▸ **WORK TO BE COMPLETED**:
Find each line holding "seaborn" and copy it out.

▸ **DATASET EXTRACT**:

• • •

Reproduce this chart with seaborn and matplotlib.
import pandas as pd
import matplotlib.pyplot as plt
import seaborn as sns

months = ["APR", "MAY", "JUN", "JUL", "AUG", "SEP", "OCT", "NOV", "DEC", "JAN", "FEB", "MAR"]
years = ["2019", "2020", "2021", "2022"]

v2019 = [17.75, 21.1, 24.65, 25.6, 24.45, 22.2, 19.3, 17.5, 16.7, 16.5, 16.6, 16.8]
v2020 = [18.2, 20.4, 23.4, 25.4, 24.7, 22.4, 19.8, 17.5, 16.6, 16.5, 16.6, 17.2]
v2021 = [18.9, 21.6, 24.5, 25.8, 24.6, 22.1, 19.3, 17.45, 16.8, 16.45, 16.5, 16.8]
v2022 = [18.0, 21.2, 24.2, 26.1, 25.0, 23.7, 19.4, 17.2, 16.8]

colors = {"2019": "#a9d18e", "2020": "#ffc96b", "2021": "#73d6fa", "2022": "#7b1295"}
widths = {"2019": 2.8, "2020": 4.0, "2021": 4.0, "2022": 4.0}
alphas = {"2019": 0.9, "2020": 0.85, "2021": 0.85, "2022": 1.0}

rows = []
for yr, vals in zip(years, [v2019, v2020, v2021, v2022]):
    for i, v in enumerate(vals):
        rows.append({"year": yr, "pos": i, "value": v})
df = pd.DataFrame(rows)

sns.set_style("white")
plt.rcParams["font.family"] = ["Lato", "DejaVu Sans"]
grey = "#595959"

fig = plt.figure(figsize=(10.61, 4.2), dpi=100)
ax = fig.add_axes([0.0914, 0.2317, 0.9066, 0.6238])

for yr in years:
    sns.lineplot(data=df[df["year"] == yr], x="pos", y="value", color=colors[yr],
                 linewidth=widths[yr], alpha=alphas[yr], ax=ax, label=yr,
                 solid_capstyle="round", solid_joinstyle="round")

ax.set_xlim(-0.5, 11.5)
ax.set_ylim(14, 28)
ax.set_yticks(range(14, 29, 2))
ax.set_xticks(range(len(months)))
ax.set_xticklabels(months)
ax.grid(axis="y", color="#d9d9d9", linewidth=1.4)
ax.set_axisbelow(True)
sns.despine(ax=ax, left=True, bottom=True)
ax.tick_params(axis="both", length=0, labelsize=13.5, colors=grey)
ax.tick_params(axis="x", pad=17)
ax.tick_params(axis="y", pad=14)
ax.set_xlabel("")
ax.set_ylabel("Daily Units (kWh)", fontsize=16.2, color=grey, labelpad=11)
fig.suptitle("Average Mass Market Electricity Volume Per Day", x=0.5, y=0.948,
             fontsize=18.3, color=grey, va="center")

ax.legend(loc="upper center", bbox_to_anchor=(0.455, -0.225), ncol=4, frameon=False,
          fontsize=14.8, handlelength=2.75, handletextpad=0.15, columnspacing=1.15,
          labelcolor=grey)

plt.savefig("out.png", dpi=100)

• • •

▸ **RESPONSE**:
Reproduce this chart with seaborn and matplotlib.
import seaborn as sns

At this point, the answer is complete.